10 : The premature death of Irving Robertson
Irving suffered periodic spells of ill health from as early as 1898 (aged 16 years), possibly earlier.1
Two nurses were employed to care for him at home in 1913. On 26 February 1916 he enlisted with the 170th
Battalion, Canadian Expeditionary Force, having passed the Army medical exam. He had the rank of Lieutenant.
photograph courtesy Joan McCordick
However, during his training an illness occurred which required an immediate operation. He was discharged
from the CEF on 15 August 1916 and required a long convalescence.2
In the years that followed, he had a number of episodes of ill health but once recovered, he brought energy
and success to all that he was involved in.
As already mentioned it was during one of these spells of ill health, possibly as early as 1922, that Barbara
Mackenzie first nursed him.
Contributing to Irving's poor health was a propensity for alcohol abuse. It has been reported that, when
still single and living at 291 Sherbourne St, he went to unusual lengths to acquire supplies of alcohol
without his stepmother Jessie's knowledge. On at least one occasion his cover was blown when Jessie spotted
supplies of alcohol, being hoisted by rope to his room, as they passed by the kitchen window. He is said to
have arrived for his wedding to Barbara well fortified, and continued to indulge to excess at the reception.
He was, allegedly, banished from the first night marital bed because of his intoxicated state.3
He was said to have developed cirrhosis of the liver, and November 1931 he suffered a gastrointestinal
haemorrhage (probably from bleeding oesophageal varices) requiring blood transfusion. About six weeks later,
on 4 January 1932 he died of renal and cardiac insufficiency.4

Reproduced below are cuttings from The Telegram written by a "Staff Writer" immediately after his death. It is hard to escape Irving's exceptional qualities.





He comments "Physical disability kept Irving Robertson out of the war." This is not a typical euphemism
for alcoholism. I have already referred to the fact that an acute illness requiring an operation was a key
factor in Irving's discharge from the Canadian Expeditionary Force in 1916. Irving's father J Ross Robertson
received the following letter from Lieutenant Colonel Reid which is regrettably vague regarding the nature of
Irving's health.
The comments made about Irving in Ron Poulton's book are particularly uncomplimentary and in regard to The
Telegram do not correlate with the obituary writer's view.
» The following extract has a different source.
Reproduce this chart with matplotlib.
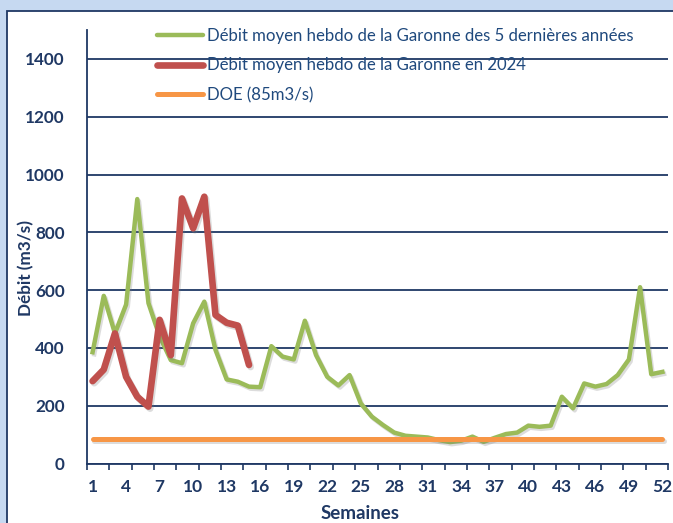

"One editor, who later became a trustee, described Irving as "an insignificant
newspaper man.'
He believed:
"John Ross Robertson's sons must have been a disappointment to him although he never said so.
Cully had his points, but he was just a playboy. Irving was neither liked nor admired. He did not have
much to do with the running of the newspaper....It was not that Irving was unintelligent. But he was
negligent and often without guile, and he lacked an incentive to use his gifts. Some masochistic streak
bedeviled him..."5
Barbara Lovatt recalls:
Aunt Barbara never even hinted that my uncle drank, but maybe she kept it to herself.
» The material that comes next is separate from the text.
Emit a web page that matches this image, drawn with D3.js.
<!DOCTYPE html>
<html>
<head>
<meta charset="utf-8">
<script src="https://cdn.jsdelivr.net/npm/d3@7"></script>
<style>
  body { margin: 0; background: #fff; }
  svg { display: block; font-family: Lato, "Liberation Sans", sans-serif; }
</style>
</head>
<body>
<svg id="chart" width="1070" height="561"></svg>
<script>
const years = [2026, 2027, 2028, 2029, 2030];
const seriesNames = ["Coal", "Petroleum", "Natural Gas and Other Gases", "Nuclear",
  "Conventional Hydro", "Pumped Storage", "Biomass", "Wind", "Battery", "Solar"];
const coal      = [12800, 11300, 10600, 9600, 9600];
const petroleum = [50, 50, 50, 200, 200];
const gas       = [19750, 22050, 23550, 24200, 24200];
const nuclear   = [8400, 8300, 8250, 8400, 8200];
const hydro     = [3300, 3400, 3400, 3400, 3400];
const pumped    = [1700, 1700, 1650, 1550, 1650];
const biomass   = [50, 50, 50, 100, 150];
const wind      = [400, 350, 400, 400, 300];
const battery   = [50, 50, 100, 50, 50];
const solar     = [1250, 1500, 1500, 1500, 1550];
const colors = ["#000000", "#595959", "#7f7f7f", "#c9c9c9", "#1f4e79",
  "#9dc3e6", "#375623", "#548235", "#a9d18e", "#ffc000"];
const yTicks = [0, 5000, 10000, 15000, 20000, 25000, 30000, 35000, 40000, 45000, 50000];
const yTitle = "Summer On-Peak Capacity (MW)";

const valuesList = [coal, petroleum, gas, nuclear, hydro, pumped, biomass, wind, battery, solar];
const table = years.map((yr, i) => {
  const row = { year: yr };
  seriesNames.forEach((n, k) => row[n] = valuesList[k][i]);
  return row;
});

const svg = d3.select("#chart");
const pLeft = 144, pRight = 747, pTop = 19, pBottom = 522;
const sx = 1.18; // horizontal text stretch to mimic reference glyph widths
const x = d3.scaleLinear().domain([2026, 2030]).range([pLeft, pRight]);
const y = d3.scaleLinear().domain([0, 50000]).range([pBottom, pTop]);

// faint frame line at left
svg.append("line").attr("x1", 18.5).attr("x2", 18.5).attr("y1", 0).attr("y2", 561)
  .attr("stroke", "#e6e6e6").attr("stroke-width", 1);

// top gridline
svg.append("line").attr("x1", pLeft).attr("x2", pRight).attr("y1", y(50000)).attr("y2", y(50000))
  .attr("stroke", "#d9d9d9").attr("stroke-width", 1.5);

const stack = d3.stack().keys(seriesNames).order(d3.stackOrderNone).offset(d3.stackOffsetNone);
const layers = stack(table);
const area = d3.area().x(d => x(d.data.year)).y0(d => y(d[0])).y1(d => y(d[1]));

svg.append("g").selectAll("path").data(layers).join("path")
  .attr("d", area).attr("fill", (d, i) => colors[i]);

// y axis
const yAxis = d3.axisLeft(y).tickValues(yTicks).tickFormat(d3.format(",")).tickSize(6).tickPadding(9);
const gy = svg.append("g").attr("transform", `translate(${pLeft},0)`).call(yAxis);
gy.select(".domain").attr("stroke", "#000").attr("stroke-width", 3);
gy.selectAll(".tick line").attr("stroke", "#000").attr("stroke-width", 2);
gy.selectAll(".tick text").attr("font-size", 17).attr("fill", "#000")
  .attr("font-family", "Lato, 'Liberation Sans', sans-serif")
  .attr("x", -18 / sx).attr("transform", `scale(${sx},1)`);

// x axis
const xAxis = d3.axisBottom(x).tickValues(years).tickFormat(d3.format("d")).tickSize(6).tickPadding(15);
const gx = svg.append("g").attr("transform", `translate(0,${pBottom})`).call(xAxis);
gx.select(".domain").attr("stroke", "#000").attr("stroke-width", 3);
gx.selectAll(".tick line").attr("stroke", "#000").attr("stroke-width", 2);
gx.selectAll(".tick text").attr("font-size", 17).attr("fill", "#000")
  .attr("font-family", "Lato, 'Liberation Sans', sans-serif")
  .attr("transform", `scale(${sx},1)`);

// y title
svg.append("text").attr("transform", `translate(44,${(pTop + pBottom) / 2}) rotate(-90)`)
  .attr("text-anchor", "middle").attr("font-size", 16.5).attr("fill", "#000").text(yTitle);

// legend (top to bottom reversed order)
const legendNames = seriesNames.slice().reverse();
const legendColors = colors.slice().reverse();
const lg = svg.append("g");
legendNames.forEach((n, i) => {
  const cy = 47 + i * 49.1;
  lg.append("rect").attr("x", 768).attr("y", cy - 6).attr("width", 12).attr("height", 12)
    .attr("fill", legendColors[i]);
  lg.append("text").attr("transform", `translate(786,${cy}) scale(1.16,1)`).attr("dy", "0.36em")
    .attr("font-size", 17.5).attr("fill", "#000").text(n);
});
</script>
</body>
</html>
I think it would have been very painful for her to acknowledge it, especially as she was so fond of him and
cherished his memory. My mother never spoke negatively about her brother-in-law.
In fact, as a family, we were all very proud of both Barbara and Irving. We can only speculate.
After the 1916 operation and after Irving was discharged from the CEF, he spent a lot of time convalescing
at his summer cottage Auldearn, at Jackson's Point. In the years that followed recurrent episodes of ill
health occurred and were referred to by one commentator as "crises".
Whilst it seems clear that chronic alcohol abuse was a factor in Irving's poor health, there seems to me
that other health issue(s) contributed. The illness alluded to in the letter to his cousin Kathleen when he
was 16 (see earlier), the intermittent crises on other occasions, and the unexplained illness in 1916
requiring surgery suggested to me the possibility of intermittent acute porphyria as an explanation. This rare
condition can present with random episodes of severe abdominal pain. Interestingly, this same thought occurred
independently to addiction specialist Dr Geoffrey Robinson after he had studied the accumulated material.
Perhaps the 1916 operation was an exploratory laparotomy, and if the above thesis is correct, the surgeon
would have not found an explanation for the pain. It is well recognised that alcohol excess may precipitate
porphyria crises.
After Irving died, the Hospital for Sick Children commissioned a portrait of the late chairman of the Board
of Trustees, and this hangs at HSC to this day.